#### What is being asked:
Return the number of lines holding "matplotlib", with nothing added.

--- begin Data ---

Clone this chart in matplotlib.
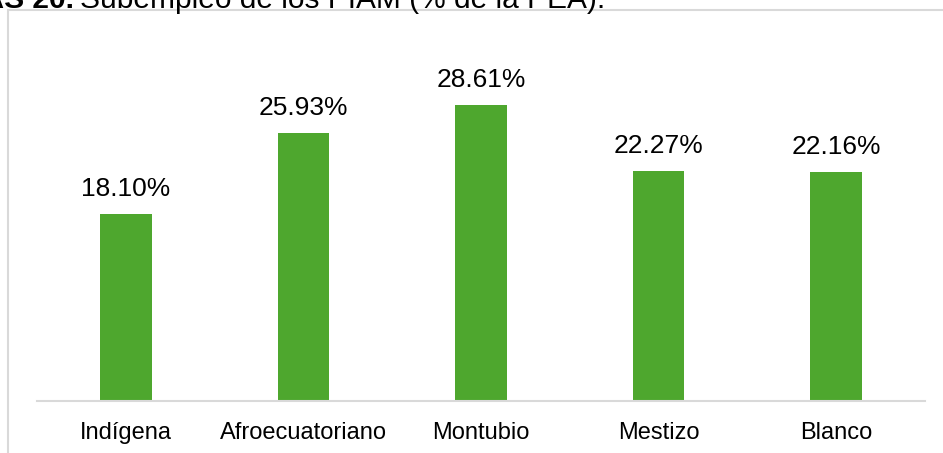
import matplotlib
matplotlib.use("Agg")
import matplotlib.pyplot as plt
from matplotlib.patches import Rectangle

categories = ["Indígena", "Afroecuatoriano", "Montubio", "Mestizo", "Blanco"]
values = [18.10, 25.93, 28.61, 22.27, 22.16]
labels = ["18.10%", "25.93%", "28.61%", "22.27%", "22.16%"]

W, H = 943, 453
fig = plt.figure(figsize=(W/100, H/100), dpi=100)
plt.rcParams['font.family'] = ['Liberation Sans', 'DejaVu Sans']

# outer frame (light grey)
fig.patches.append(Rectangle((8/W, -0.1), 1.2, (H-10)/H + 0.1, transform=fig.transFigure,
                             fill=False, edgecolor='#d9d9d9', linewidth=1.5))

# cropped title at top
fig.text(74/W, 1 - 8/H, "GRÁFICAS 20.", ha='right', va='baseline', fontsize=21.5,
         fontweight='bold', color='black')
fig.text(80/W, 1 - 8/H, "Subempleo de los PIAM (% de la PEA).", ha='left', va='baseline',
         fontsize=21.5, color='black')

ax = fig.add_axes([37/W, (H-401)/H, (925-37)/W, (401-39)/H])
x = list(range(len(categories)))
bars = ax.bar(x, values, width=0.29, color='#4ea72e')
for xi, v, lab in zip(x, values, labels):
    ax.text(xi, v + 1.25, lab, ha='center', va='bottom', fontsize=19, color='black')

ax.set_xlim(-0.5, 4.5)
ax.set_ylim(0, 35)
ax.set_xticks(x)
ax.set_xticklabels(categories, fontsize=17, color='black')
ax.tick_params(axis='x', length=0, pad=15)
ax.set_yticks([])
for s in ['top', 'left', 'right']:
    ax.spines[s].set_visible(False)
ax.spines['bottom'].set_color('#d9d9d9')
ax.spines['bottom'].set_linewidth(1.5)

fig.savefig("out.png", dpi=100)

--- end Data ---

#### The response:
5